Jinkwon Kim, Junsik Mun, Carla M. Palomares García, Bongju Kim, Robin S. Perry, Yongcheol Jo,
Hyunsik Im, Han Gyeol Lee, Eun Kyo Ko, Seo Hyoung Chang, Suk Bum Chung, Miyoung Kim,
Jason W. A. Robinson, Shingo Yonezawa, Yoshiteru Maeno, Lingfei Wang, and Tae Won Noh
Nano Lett. 2021, 21, 4185−4192
Ruddlesden−Popper (RP) phases (An+1BnO3n+1, n = 1, 2,···) have attracted intensive research with diverse functionalities for device applications. However, the realization of a high-quality RP-phase film is hindered by the formation of out-of-phase boundaries (OPBs) that occur at terrace edges, originating from lattice mismatch in the c-axis direction with the A′B′O3 (n = ∞) substrate. Here, using strontium ruthenate RP-phase Sr2RuO4 (n = 1) as a model system, an experimental approach for suppressing OPBs was developed.

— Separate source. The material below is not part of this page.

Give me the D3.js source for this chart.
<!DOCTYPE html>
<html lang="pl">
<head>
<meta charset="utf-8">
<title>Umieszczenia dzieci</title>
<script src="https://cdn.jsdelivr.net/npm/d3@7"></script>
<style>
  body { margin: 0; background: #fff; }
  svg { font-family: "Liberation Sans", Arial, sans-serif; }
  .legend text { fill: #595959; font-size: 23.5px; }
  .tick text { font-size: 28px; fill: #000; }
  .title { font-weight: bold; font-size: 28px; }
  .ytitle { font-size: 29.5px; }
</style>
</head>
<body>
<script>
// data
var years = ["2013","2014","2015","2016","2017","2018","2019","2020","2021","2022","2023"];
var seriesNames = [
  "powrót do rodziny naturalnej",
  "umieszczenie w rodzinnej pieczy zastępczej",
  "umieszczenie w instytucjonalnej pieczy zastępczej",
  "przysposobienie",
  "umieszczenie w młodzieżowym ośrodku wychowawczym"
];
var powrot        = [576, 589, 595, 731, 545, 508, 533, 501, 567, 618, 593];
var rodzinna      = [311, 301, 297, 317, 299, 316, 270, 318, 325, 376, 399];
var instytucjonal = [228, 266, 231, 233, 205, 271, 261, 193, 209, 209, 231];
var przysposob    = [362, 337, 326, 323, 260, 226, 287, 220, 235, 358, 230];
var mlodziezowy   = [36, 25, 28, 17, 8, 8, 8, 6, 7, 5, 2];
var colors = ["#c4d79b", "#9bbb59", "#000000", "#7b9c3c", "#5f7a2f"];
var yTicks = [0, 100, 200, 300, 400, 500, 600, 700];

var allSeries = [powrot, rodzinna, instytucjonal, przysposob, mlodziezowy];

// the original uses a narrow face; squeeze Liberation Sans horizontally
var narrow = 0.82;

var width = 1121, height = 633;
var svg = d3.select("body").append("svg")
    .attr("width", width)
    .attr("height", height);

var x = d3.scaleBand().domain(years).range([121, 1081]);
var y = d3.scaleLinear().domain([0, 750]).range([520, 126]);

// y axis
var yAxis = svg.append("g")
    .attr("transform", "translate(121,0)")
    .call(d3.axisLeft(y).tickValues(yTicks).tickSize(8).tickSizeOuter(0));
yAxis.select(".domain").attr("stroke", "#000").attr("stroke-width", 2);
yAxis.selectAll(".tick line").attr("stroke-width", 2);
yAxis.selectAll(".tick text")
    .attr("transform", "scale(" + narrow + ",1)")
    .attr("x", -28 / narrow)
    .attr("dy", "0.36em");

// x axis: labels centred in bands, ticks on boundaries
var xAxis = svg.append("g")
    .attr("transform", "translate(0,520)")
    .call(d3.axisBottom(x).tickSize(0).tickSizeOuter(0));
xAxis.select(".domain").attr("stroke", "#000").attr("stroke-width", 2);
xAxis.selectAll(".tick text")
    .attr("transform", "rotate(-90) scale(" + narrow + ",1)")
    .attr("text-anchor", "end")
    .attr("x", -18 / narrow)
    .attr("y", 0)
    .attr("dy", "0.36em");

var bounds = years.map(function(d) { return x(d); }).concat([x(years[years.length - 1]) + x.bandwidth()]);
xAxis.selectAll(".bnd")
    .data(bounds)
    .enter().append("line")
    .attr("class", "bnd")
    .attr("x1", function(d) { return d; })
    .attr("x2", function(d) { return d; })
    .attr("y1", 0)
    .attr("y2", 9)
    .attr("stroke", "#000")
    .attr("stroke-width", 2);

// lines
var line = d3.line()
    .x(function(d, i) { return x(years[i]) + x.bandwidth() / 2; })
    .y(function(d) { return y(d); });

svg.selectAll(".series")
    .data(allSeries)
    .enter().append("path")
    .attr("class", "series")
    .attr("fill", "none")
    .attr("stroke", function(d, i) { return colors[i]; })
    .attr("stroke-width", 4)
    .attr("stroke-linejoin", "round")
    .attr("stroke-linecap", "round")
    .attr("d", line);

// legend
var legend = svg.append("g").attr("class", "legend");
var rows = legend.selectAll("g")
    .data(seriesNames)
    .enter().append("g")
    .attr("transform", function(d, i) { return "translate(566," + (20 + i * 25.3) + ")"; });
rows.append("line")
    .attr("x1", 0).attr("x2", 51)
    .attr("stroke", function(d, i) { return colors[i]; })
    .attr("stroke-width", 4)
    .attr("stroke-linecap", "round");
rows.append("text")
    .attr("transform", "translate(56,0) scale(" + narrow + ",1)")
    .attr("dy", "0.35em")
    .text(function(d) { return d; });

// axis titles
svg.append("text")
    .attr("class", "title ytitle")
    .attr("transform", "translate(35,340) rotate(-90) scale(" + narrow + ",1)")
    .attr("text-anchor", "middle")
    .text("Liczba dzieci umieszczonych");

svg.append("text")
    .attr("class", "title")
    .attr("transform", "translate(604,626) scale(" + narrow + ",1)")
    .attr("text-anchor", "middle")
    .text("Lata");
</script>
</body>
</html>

By tuning the growth parameters, the Sr3Ru2O7 (n = 2) phase was formed in a controlled manner near the film−substrate interface. This higher-order RP-phase then blocked the subsequent formation of OPBs, resulting in nearly defect-free Sr2RuO4 layer at the upper region of the film. Consequently, the Sr2RuO4 thin films exhibited superconductivity up to 1.15 K, which is the highest among Sr2RuO4 films grown by pulsed laser deposition. This work paves the way for synthesizing pristine RP-phase heterostructures and exploring their unique physical properties.